De todas formas, hoy por hoy, el problema principal que enfrenta la economía mundial consiste en la negativa de los banqueros privados a arriesgarse repartiendo préstamos como hacían antes de sentir pánico por la ubicuidad de aquellas "deudas tóxicas". La prevista proliferación de inspectores gubernamentales no ayudará a solucionarlo. Tampoco servirá para restaurar confianza entre los financistas la insistencia generalizada en que desempeñen un rol social más positivo, o sea, que reediten, tal vez en escala aún mayor, los mismos errores que los hicieron armar la bomba de tiempo que acaba de estallar.
Los frutos de la cumbre del G20 que se celebró hace poco en Washington ya han empezado a mostrarse: todas las plazas financieras del mundo reaccionaron desplomándose. Es que a los inversores no les hace ninguna gracia la idea de que líderes de países "emergentes", cuyo producto per cápita es una mera fracción de aquel de los desarrollados, ayuden a reformar el sistema capitalista mundial.

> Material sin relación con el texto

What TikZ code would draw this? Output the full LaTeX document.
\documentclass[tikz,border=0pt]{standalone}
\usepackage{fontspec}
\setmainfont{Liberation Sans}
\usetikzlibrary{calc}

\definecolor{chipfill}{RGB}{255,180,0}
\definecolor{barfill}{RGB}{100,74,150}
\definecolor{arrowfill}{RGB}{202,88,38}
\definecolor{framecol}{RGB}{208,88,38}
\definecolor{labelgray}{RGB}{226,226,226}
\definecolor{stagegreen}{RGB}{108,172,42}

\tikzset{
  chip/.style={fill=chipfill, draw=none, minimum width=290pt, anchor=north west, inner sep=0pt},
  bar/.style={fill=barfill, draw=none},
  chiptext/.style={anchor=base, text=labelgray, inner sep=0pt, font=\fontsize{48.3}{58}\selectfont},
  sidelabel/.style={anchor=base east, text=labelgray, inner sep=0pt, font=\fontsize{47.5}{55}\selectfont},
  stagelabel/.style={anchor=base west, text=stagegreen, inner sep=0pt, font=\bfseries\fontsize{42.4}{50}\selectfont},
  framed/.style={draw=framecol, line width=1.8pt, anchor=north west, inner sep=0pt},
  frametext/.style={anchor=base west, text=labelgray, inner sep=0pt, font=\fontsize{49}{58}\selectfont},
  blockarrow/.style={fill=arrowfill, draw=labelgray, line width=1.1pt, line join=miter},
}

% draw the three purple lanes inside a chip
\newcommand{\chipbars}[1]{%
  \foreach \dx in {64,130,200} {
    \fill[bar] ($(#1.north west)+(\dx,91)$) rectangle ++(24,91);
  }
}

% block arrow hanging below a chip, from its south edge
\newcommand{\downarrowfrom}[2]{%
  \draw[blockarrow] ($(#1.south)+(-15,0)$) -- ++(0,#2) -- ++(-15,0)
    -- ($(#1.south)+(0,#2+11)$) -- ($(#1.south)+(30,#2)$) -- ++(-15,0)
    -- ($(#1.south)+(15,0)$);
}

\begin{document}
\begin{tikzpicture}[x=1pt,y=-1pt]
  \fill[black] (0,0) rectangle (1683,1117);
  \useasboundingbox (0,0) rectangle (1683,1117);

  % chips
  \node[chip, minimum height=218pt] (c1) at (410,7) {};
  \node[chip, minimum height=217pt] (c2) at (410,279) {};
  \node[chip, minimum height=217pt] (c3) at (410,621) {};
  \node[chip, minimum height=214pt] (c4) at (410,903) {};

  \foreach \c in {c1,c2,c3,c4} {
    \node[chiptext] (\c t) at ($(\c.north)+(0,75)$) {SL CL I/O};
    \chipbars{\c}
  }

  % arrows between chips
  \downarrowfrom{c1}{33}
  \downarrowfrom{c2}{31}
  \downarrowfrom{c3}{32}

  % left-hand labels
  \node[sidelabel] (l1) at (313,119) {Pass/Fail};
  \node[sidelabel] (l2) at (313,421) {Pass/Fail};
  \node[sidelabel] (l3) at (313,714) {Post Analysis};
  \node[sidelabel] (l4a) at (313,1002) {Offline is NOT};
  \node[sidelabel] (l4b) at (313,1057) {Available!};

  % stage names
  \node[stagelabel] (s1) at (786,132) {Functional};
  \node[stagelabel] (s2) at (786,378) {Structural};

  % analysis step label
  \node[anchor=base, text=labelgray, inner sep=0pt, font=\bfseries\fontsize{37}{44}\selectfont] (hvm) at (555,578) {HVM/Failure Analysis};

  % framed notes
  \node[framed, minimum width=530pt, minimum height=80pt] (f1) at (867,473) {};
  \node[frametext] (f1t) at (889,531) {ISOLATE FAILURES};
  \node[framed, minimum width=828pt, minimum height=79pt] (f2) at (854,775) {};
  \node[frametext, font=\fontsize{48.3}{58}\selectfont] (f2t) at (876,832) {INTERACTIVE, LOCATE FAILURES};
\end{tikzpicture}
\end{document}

Lejos de sentirse reconfortados por la voluntad de la presunta elite planetaria de reconstruir el capitalismo para que en el futuro los resultados sean más igualitarios y, sobre todo, para que no surjan más burbujas, temen que ya se haya iniciado una etapa de intervencionismo alocado, con la participación entusiasta de mandatarios tercermundistas de ideas decididamente heterodoxas, que dure muchos años.
Así las cosas, no extraña que tantos inversores, abrumados por el pesimismo, estén tratando de salir de los mercados bursátiles cuanto antes, de ahí las caídas estrepitosas en los días que siguieron a la reunión más reciente de políticos que se imaginan plenamente capaces de reparar el sistema económico mundial.